The vibrant meadows, the rolling green hills, the sound of rushing water and the trees that stretch for miles gave me the sense I was back in Appalachia.
The Appalachian region of the United States stretches from Georgia all the way to the state of New York, but ‘Appalachia’ is a term that is more often used to describe West Virginia, Virginia, eastern Kentucky, Tennessee and North Carolina.
The region owes a lot of its culture to the Scots-Irish, many of whom immigrated to this mountainous region in the United States. Our folk music, history of quilting, the Appalachian accent: all have a Scots-Irish influence.
I believe the Scots-Irish people felt safe when they settled down in the mountains of Appalachia. Just like I feel safe traveling through the green hills of Ireland. It feels like home.
It was early in the morning when I caught my flight to Dublin from Cincinnati, Ohio. Being my first time flying out of the country, I had no idea what to expect.
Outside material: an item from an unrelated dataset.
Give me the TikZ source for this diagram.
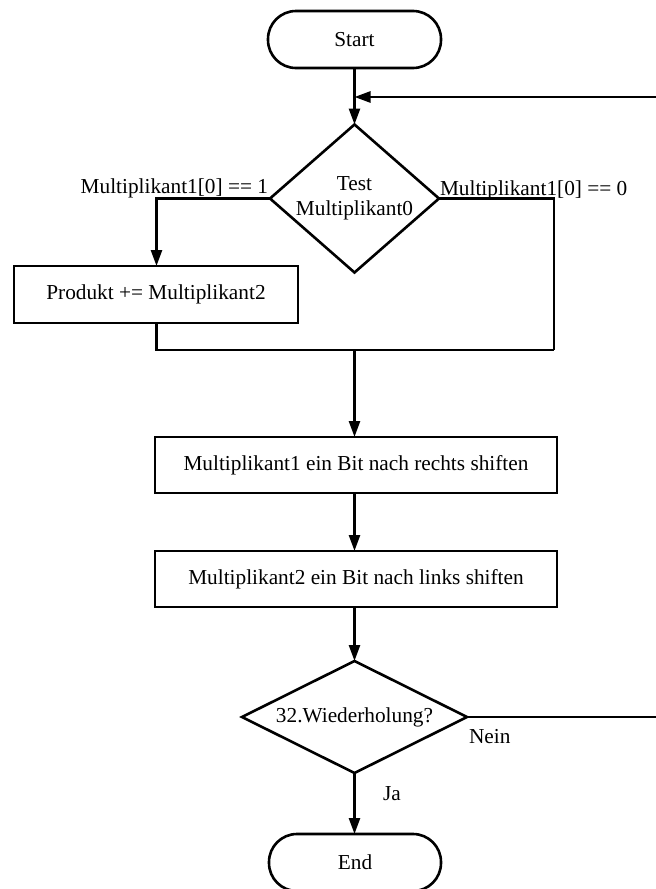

The drive to the airport was three hours from my home in southeastern Kentucky, where there are no airports nearby — or shopping malls, or big businesses, or traffic. But it’s home.
I am a fourth-year college student in the United States, where I attend Western Kentucky University, which is on the opposite side of the state from my hometown. Recalling the first night in my dormitory four years ago, myself and a group of girls who lived in my hall sat outside of our rooms introducing one another. One girl, who was from a northern city in Kentucky, told me I had a “very thick accent”. She then proceeded to raise her eyebrows and asked where I lived.
When I said I was from the eastern part of the state, the girl then said she “could never survive there”. This was just the beginning of the remarks I would receive during my time in college. A lot of these remarks and behaviours, such as people losing eye contact after I told them I was from eastern Kentucky, became a part of a normal day. It came from peers, professors and colleagues.
Some popular stereotypes about Appalachians involve drugs, being uneducated, having rotted teeth and living in extreme poverty. And yes, there is poverty throughout the region. But that does not mean that there are not creative, strong-minded and rooted individuals that reside there.
Now I am interning abroad in Dublin, and I have had the opportunity to work for a multicultural newspaper. In doing so, I have been able to hear the stories of several different people hailing from different countries around the world who have immigrated to Ireland.
It astounds me how many people face discrimination every day for the way they speak, their dress or the colour of their skin. By working here, I have had the opportunity to hear many immigrants’ stories and it has made me want to sharpen my storytelling skills even more, because the world needs to know about the injustices prevailing in our society. I hear many remarks about my accent as an Appalachian American, but I cannot begin to understand the discrimination people encounter every day.
Reminded of home
During my time at Metro Éireann, I have talked with many people about why they came to Ireland, or why they chose to stay. Many of them answered with: “It just felt like home.”
My first instinct was to ask them how it felt that way, but many of them could not describe the sensation. However, I think I have learned what they meant.
A home can be a reflection of who you are, and where you feel at ease. Many people I talked to said they just felt comfortable in Ireland, and that’s when they decided to make their move.
Appalachia is a reflection of who I am, and there are times when I am in Ireland that I’m reminded of my home place. While I plan on flying back to eastern Kentucky in a few weeks and I may never make an official move to Ireland, it will always feel like home.
Michaela Miller is an intern wth Metro Eireann and a student at Western Kentucky University. She hails from eastern Kentucky.